N MAGAZINE: Some argue that our economy over the last decade has been built on the back of cheap money and when interest rates normalize, prices across all asset classes will crater. Do you believe there will be an interest rate-driven bubble that will inevitably explode and cause a severe recession?

PROF. MANKIW: No, I don’t think that a severe recession is inevitable. But it is true that interest rates have been low for a long time and that low interest rates have contributed to high valuations for many assets. As the economy recovers and the Federal Reserve normalizes interest rates, valuations will likely come down. The Fed is aiming to achieve that normalization at a measured pace, precisely to prevent a sudden and severe crash. It’s a tricky balancing act, and they could make a mistake by moving too fast or too slow. But so far the pace at which the Fed has been moving seems about right. I am willing to give them the benefit of the doubt until I see evidence otherwise.

N MAGAZINE: Long-term, are you bullish on America?
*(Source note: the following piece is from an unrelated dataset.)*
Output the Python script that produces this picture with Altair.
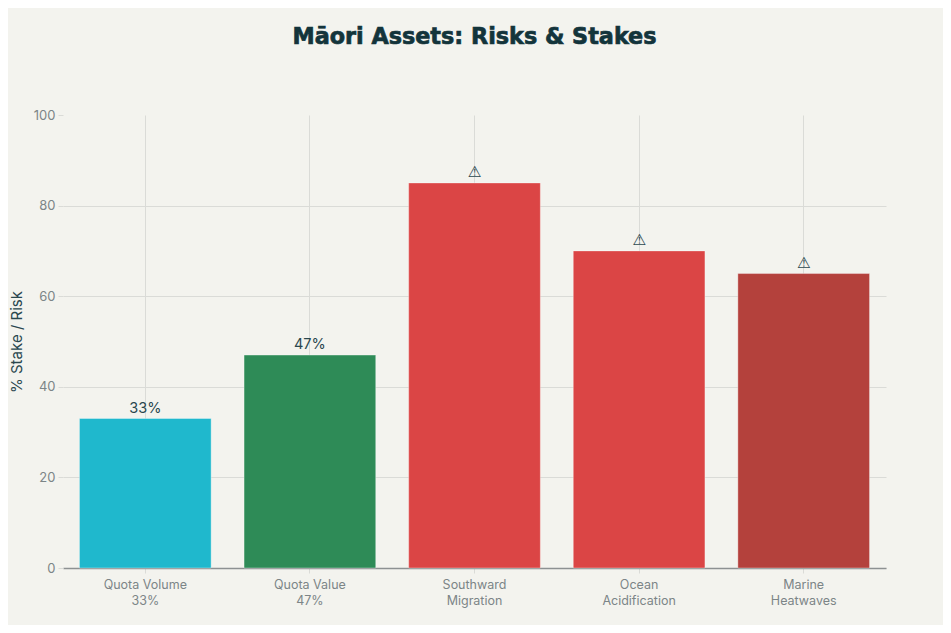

PROF. MANKIW: Yes, absolutely. There is no nation in the world with a better set of economic and political institutions to foster innovation and growth. Yet if I could conclude by giving your readers one piece of financial advice, it would be to diversify broadly. For your financial portfolio, buy not just U.S. equities but also foreign equities and some bonds for safety. I am bullish long-term on the U.S. economy, but I am ready to be wrong. If there is one thing I have learned from a three-decade career as an economist, it is to be skeptical of any economist’s forecast, including my own.